"Sentiment on the stock could be low currently, weighed by post-rights dilution concerns, but we believe renders the risk-reward attractive," it said.
The research house lowered its FY20 and FY21 assumptions by 11% and 3% in anticipation of some shortfall in 2QFY20 earnings from its non-recurring income stream.
However, it expects the weakness to be made up for in 2HFY20, which typically accounts for about 60% of yearly earnings.
Kenanga lowered its target price to 61 sen and ex-rights target price to 56.5 sen but raised its recommendation to "outperform".

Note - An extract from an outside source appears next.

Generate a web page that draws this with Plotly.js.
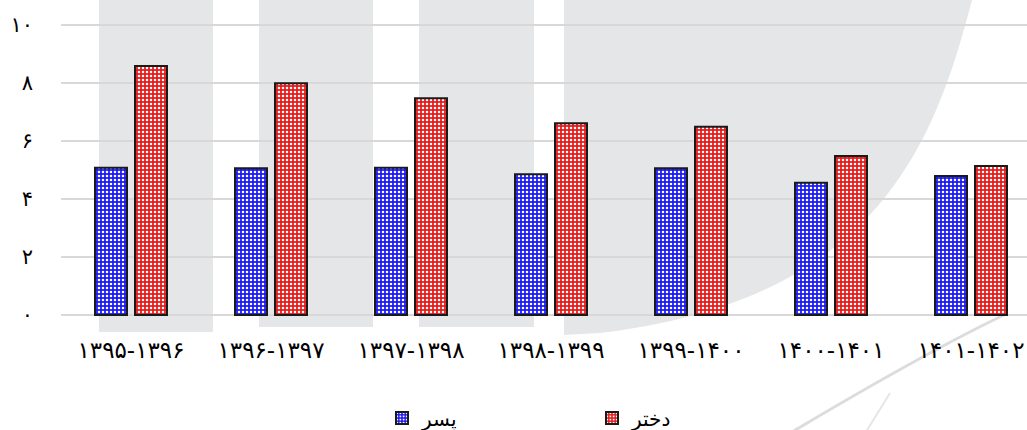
<!DOCTYPE html>
<html>
<head>
<meta charset="utf-8">
<script src="https://cdn.plot.ly/plotly-3.0.1.min.js"></script>
<style>html,body{margin:0;padding:0;background:#fff;}</style>
</head>
<body>
<div id="chart" style="width:1027px;height:430px;"></div>
<script>
// ---- data ----
var categories = ['۱۳۹۵-۱۳۹۶','۱۳۹۶-۱۳۹۷','۱۳۹۷-۱۳۹۸','۱۳۹۸-۱۳۹۹','۱۳۹۹-۱۴۰۰','۱۴۰۰-۱۴۰۱','۱۴۰۱-۱۴۰۲'];
var boys  = [5.08, 5.06, 5.08, 4.85, 5.06, 4.56, 4.79];
var girls = [8.59, 7.99, 7.47, 6.61, 6.49, 5.48, 5.14];
var boysName = 'پسر';
var girlsName = 'دختر';
var yTickVals = [0, 2, 4, 6, 8, 10];
var yTickText = ['۰', '۲', '۴', '۶', '۸', '۱۰'];

// ---- layout geometry (pixels) ----
var W = 1027, H = 430, L = 61, R = 0, T = 22, B = 112;
var pw = W - L - R, ph = H - T - B;
function px(X){ return ((X - L) / pw).toFixed(4); }
function py(Y){ return ((H - B - Y) / ph).toFixed(4); }
function pt(p){ return px(p[0]) + ',' + py(p[1]); }
function poly(pts){
  return 'M' + pts.map(pt).join(' L') + ' Z';
}
var wm = '#e5e6e7';
var shapes = [
  {type:'path', xref:'paper', yref:'paper', layer:'below', fillcolor:wm, line:{width:0},
   path: poly([[99,0],[213,0],[213,332],[99,332]])},
  {type:'path', xref:'paper', yref:'paper', layer:'below', fillcolor:wm, line:{width:0},
   path: poly([[259,0],[373,0],[373,327],[259,327]])},
  {type:'path', xref:'paper', yref:'paper', layer:'below', fillcolor:wm, line:{width:0},
   path: poly([[419,0],[534,0],[534,327],[419,327]])},
  {type:'path', xref:'paper', yref:'paper', layer:'below', fillcolor:wm, line:{width:0},
   path: 'M' + pt([564,0]) + ' L' + pt([972,0]) + ' C' + pt([935,140]) + ' ' + pt([880,300]) + ' ' + pt([600,333]) + ' L' + pt([564,335]) + ' Z'},
  {type:'path', xref:'paper', yref:'paper', layer:'below', fillcolor:'rgba(0,0,0,0)', line:{width:3, color:'#dcdcdc'},
   path: 'M' + pt([1006,314]) + ' Q' + pt([930,350]) + ' ' + pt([792,432])},
  {type:'path', xref:'paper', yref:'paper', layer:'below', fillcolor:'rgba(0,0,0,0)', line:{width:2, color:'#e6e6e6'},
   path: 'M' + pt([890,393]) + ' L' + pt([866,432])}
];

var fontFam = 'DejaVu Sans, Noto Sans, sans-serif';

var traces = [
  {type:'bar', name: boysName, x: categories, y: boys,
   marker:{color:'#2222ee', line:{color:'#1a1a1a', width:2},
           pattern:{shape:'.', bgcolor:'#1c1cf2', fgcolor:'#ffffff', size:4, solidity:0.32, fillmode:'replace'}}},
  {type:'bar', name: girlsName, x: categories, y: girls,
   marker:{color:'#e22222', line:{color:'#1a1a1a', width:2},
           pattern:{shape:'.', bgcolor:'#e41c1c', fgcolor:'#ffffff', size:4, solidity:0.32, fillmode:'replace'}}}
];

var layout = {
  width: W, height: H,
  margin:{l:L, r:R, t:T, b:B, pad:0},
  paper_bgcolor:'#ffffff', plot_bgcolor:'rgba(0,0,0,0)',
  font:{family:fontFam, color:'#000000', size:20},
  barmode:'group', bargap:0.4286, bargroupgap:0.2,
  showlegend:true,
  legend:{orientation:'h', x:(382 - L)/pw, xanchor:'left', yref:'container', y:(H - 418)/H, yanchor:'middle',
          entrywidth:165, entrywidthmode:'pixels', bgcolor:'rgba(0,0,0,0)',
          font:{family:fontFam, size:20, color:'#000'}},
  xaxis:{type:'category', range:[-0.5, 6.4], showgrid:false, showline:false, zeroline:false,
         ticks:'', ticklabelstandoff:16, tickfont:{family:fontFam, size:23, color:'#000'}, fixedrange:true},
  yaxis:{range:[-3/29, 10 + 3/29], tickvals:yTickVals, ticktext:yTickText, showgrid:true, gridcolor:'#d8d8d8', gridwidth:2,
         zeroline:false, showline:false, ticks:'', ticklabelstandoff:27,
         tickfont:{family:fontFam, size:21, color:'#000'}, fixedrange:true},
  shapes: shapes
};

Plotly.newPlot('chart', traces, layout, {displayModeBar:false, staticPlot:true});
</script>
</body>
</html>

According to the research house, telco network services should return in 2HFY20 and rejuvenate OCK's key managed services and tower engineering contract revenues to supplement its recurring tower leasing revenue.
On the domestic front, national fiberisation and connectivity plan (NFCP) awards in the coming months should both directly and indirectly benefit the tower operator.
Meanwhile, earnings are expected to be boosted 1% to 2% give the savings from lower interest rates, Kenanga added.
The research house also noted that OCK is seeking to participate in the large-scale solar (LSS) 4 bids.
Unlike LSS3, LLS4 is directed for greater local participation, which should increase OCK's chances for a portion of the 1GW national solar energy tender.
The group also aspires to expand its solar farm portfolio with an existing capacity of 11.24MW.